__YOUR INSTRUCTIONS__: All of the lines below are to be printed again exactly; images are excluded from the output.

__Code that draws figures__:
........

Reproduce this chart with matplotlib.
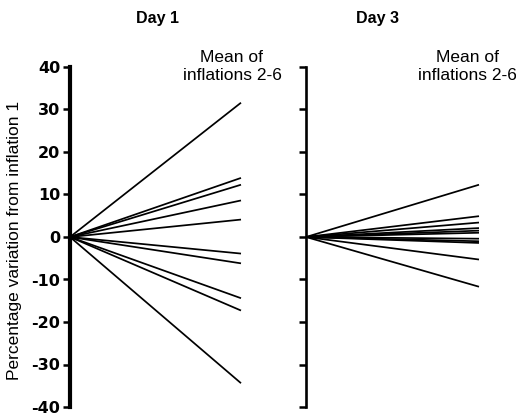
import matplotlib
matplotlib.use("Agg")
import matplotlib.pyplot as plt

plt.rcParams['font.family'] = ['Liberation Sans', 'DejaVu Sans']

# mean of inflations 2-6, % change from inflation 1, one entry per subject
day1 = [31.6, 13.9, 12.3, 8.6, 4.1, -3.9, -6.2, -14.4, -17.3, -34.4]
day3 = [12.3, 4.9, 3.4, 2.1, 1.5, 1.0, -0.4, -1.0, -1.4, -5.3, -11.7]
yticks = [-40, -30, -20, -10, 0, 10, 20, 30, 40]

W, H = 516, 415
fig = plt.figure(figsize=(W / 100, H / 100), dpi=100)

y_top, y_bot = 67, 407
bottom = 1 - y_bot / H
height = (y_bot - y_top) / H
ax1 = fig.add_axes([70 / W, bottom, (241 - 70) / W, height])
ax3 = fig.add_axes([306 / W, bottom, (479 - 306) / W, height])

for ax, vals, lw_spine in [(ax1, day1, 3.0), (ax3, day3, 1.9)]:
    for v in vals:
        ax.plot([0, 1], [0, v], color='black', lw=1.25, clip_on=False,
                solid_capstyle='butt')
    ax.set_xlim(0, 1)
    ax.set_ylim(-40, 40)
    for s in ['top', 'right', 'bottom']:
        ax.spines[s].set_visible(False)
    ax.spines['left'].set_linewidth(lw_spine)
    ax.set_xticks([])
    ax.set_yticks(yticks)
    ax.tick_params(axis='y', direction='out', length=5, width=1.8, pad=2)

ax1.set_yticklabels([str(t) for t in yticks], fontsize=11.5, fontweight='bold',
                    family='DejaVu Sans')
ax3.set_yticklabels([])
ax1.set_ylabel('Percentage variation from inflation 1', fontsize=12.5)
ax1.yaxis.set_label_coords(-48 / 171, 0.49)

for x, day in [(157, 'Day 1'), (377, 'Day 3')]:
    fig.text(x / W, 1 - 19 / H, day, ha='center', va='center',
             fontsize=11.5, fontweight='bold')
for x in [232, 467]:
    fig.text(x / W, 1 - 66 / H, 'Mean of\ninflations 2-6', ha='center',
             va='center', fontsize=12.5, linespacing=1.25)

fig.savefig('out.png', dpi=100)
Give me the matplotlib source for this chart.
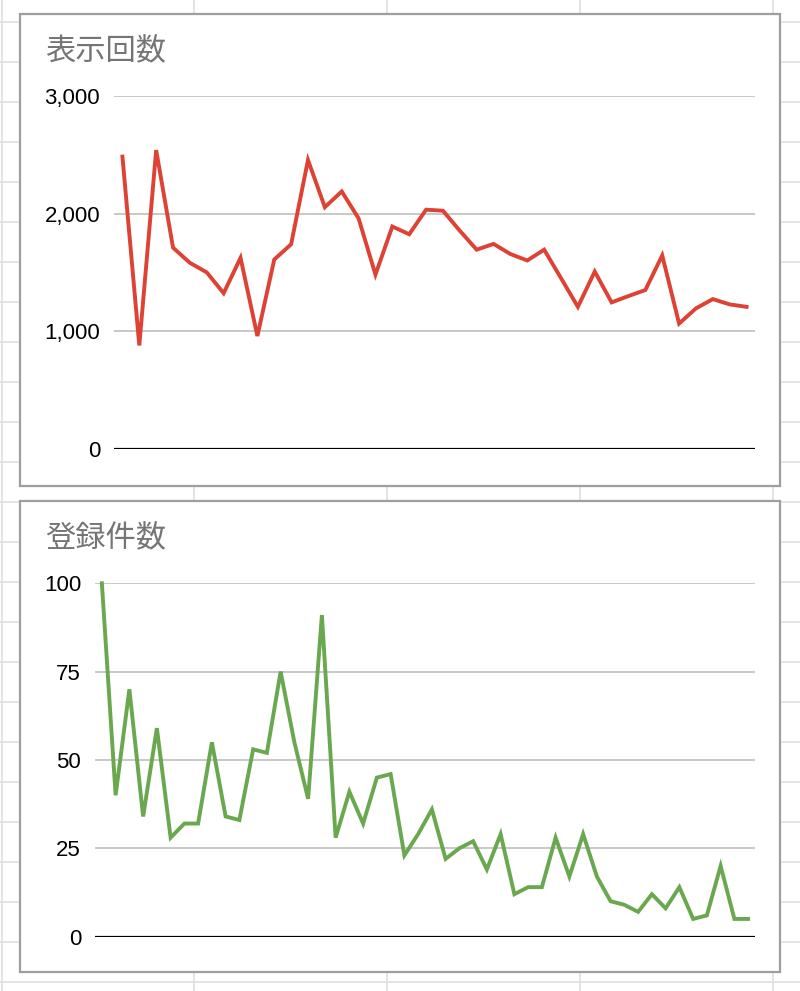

........

__EXERCISE SOLUTION__:
Reproduce this chart with matplotlib.
import matplotlib
matplotlib.use("Agg")
import matplotlib.pyplot as plt

plt.rcParams['font.family'] = ['Liberation Sans', 'DejaVu Sans']

# mean of inflations 2-6, % change from inflation 1, one entry per subject
day1 = [31.6, 13.9, 12.3, 8.6, 4.1, -3.9, -6.2, -14.4, -17.3, -34.4]
day3 = [12.3, 4.9, 3.4, 2.1, 1.5, 1.0, -0.4, -1.0, -1.4, -5.3, -11.7]
yticks = [-40, -30, -20, -10, 0, 10, 20, 30, 40]

W, H = 516, 415
fig = plt.figure(figsize=(W / 100, H / 100), dpi=100)

y_top, y_bot = 67, 407
bottom = 1 - y_bot / H
height = (y_bot - y_top) / H
ax1 = fig.add_axes([70 / W, bottom, (241 - 70) / W, height])
ax3 = fig.add_axes([306 / W, bottom, (479 - 306) / W, height])

for ax, vals, lw_spine in [(ax1, day1, 3.0), (ax3, day3, 1.9)]:
    for v in vals:
        ax.plot([0, 1], [0, v], color='black', lw=1.25, clip_on=False,
                solid_capstyle='butt')
    ax.set_xlim(0, 1)
    ax.set_ylim(-40, 40)
    for s in ['top', 'right', 'bottom']:
        ax.spines[s].set_visible(False)
    ax.spines['left'].set_linewidth(lw_spine)
    ax.set_xticks([])
    ax.set_yticks(yticks)
    ax.tick_params(axis='y', direction='out', length=5, width=1.8, pad=2)

ax1.set_yticklabels([str(t) for t in yticks], fontsize=11.5, fontweight='bold',
                    family='DejaVu Sans')
ax3.set_yticklabels([])
ax1.set_ylabel('Percentage variation from inflation 1', fontsize=12.5)
ax1.yaxis.set_label_coords(-48 / 171, 0.49)

for x, day in [(157, 'Day 1'), (377, 'Day 3')]:
    fig.text(x / W, 1 - 19 / H, day, ha='center', va='center',
             fontsize=11.5, fontweight='bold')
for x in [232, 467]:
    fig.text(x / W, 1 - 66 / H, 'Mean of\ninflations 2-6', ha='center',
             va='center', fontsize=12.5, linespacing=1.25)

fig.savefig('out.png', dpi=100)
Give me the matplotlib source for this chart.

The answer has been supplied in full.